Backing up ML workspaces

Cloudera Machine Learning makes it easy to create machine learning projects, jobs, experiments, ML models, and applications in workspaces. The data and metadata of these artifacts are stored in different types of storage systems in the cloud.

You can backup an ML workspace, and restore it to a new workspace later. The backup preserves all files, models, applications and other assets in the workspace. All backed-up workspaces are stored in the Workspace Backups UI.

The Backup and Restore feature gives you the ability to backup all of your data to protect your machine learning artifacts against disasters. If your Cloudera Machine Learning workspace is backed up, this feature lets you restore the saved data into a new CML workspace so that you can recover your ML artifacts as they were saved in the desired backup. The Backup and Restore feature gives the administrator the ability to take “on-demand” backups of CML workspaces. Core services running in the workspace are shut down during the backup process to ensure consistency in the backup data. It is recommended that backups are taken during off-peak hours to minimize user impacts. Backing up a workspace can take some time to complete, depending on how much data needs to be copied by the backup job.

There is currently no restriction on the number of backups one can take, and the backup snapshots are retained indefinitely in the backup service vault of the underlying cloud platform. CML workspace backup details are stored in the Workspace Backups UI in the CML control plane, and these entries may be listed, viewed, deleted or restored as desired.

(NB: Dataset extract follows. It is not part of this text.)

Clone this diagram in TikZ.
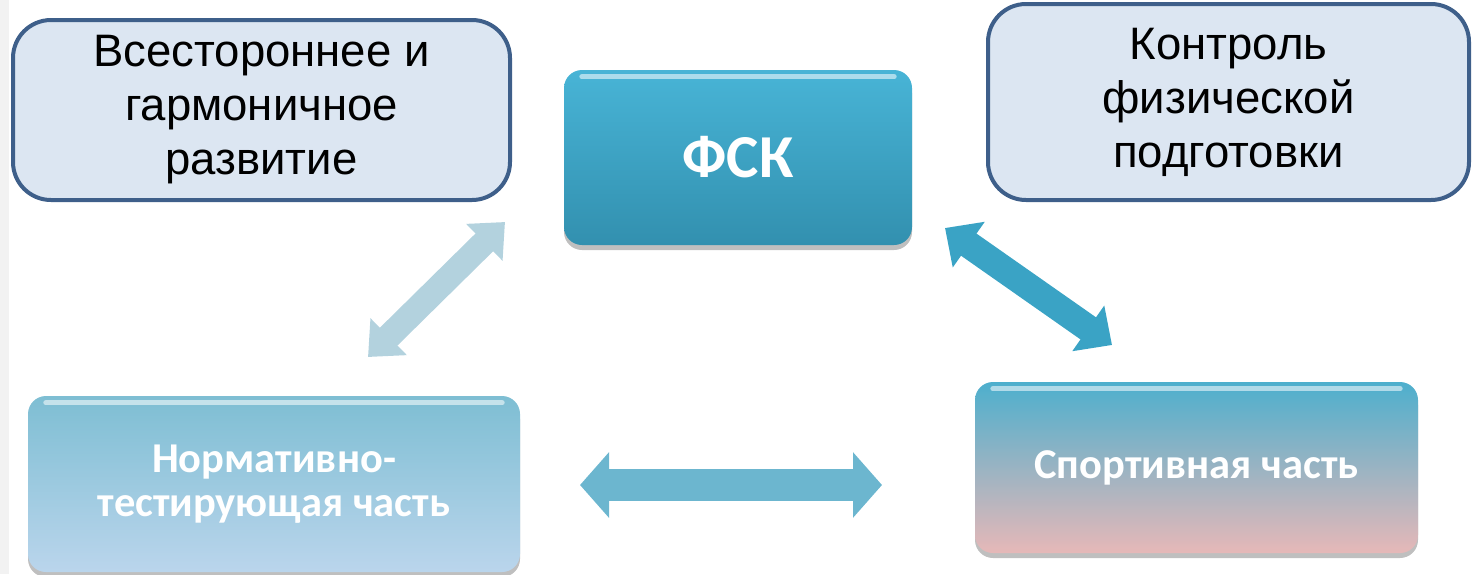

Restoring a backup creates a new CML workspace wherein the restored data is automatically imported. All the projects, jobs, applications, etc., that were in existence during the backup are automatically available in the new workspace. Since restoring a CML backup needs to provision a new cluster, and then launch restore jobs to create storage volumes from the backup snapshots, the restore process takes a bit longer than a regular workspace provisioning operation.